I just reposted my review of Peter Enns’ The Sin of CertaintyLike most of the revisionist preachers, theologians and biblical scholars in America, Enns discovered that turning loose of certainty can mean losing your job, your social network and, for a time, your emotional stability. 

The champions of biblical inerrancy often accuse people like Enns, Brian Mclaren, Rachel Held Evan’s and Brian Zahnd of watering down the Bible.

Perhaps, but we’re all watering something down.  If your “high view of biblical authority” allows you to ignore what ajesus taught, you have watered down Jesus.  

Forced to choose between watering down the Bible and watering down Jesus, I’ll water down the Bible.  

Is the Word of God the Bible or is the Word Jesus?  Read the relevant passages of Scripture (starting with the prologue to John’s Gospel) and the answer is obvious.  Jesus is the Word of God.  The Bible is not.

Must we choose?   Aren’t Jesus and the Bible saying pretty much the same thing?

Not always.  

If the new breed of Red Letter apologists is “weak on biblic al authority” it’s because they generally hold to a high Christology.  They generally affirm the bodily resurrection of Jesus and embrace the “I and the Father are one” Christology of John.

These folks love the Bible passionately; but they love Jesus more.  And they read the Bible through a Jesus lens.

At the same time, they have made their peace with biblical scholarship, the scientific community and biblical archeology.  

And, as Enns’ book suggests, the new breed of Red Letter apologists are on good terms with doubt and uncertainty.  They can’t prove the existence of God.

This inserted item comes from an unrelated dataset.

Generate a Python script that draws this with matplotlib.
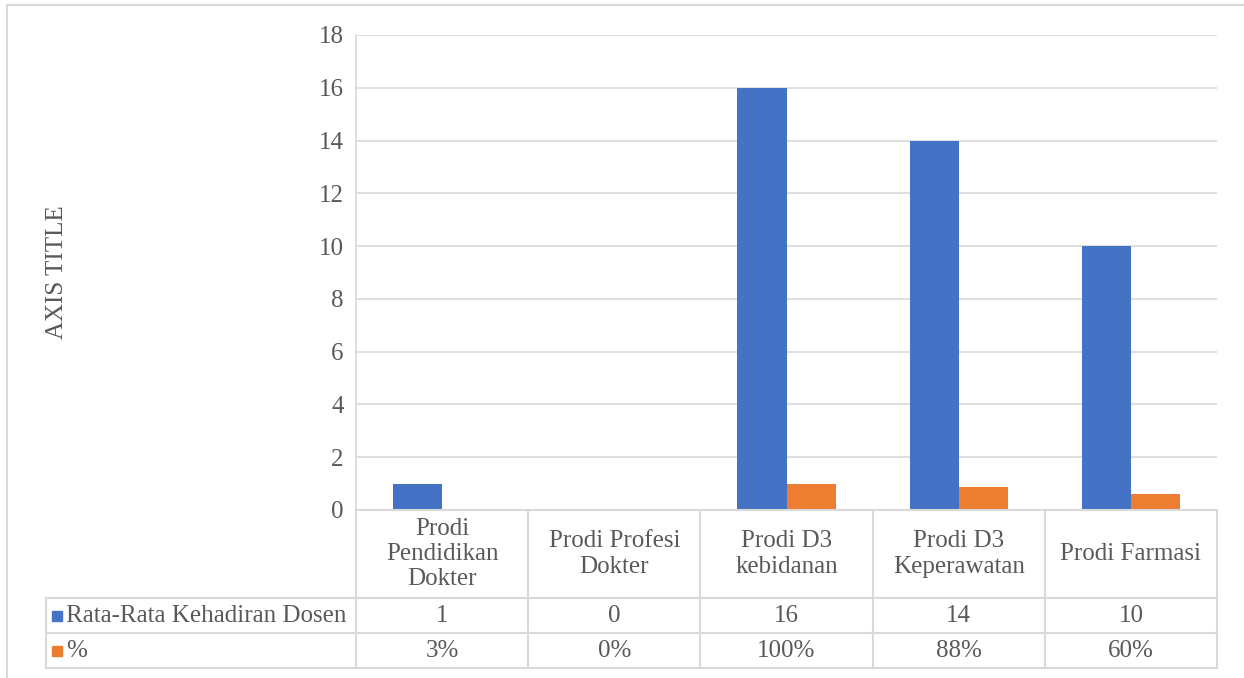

They can’t prove the divinity of Christ.  But the Jesus narrative allows them to make sense of life and death, so they’re going with it.

The Sin of Certainty isn’t a critique of confident  faith.  But when you go through a period of spiritual struggle where everything you’ve  nailed down comes loose, you can’t just return to the old certainties as if nothing happened.  God is calling you to something different.

The word “Israel” suggests a struggle, or contention with God.  The pieces to the puzzle aren’t supposed to fall into place naturally.  Salvation must be worked out with fear and trembling.

Can Red Letter religion be preached from the pulpit?  The new breed of apologists won’t resonate with folks who like their old time religion. The target audience is the folks who are walking away from traditional expressions of Christianity, both liberal and evangelical. 

A durable expression of red letter religion requires new churches.  New wineskins for new wine.  These may have to be house churches, at least at first, and there may never be a huge demand for red letter religion. “For the gate is narrow and the way us hard, that leads to life, and those who find it are few.”

But I suspect there are several hundred congregations in the United States and Canada that are ready for the emerging faith consensus the red letter apologists describe.

There is a strong need for books rooted in the life of living faith communities.  This transition won’t be easy and people need to know they’re not alone.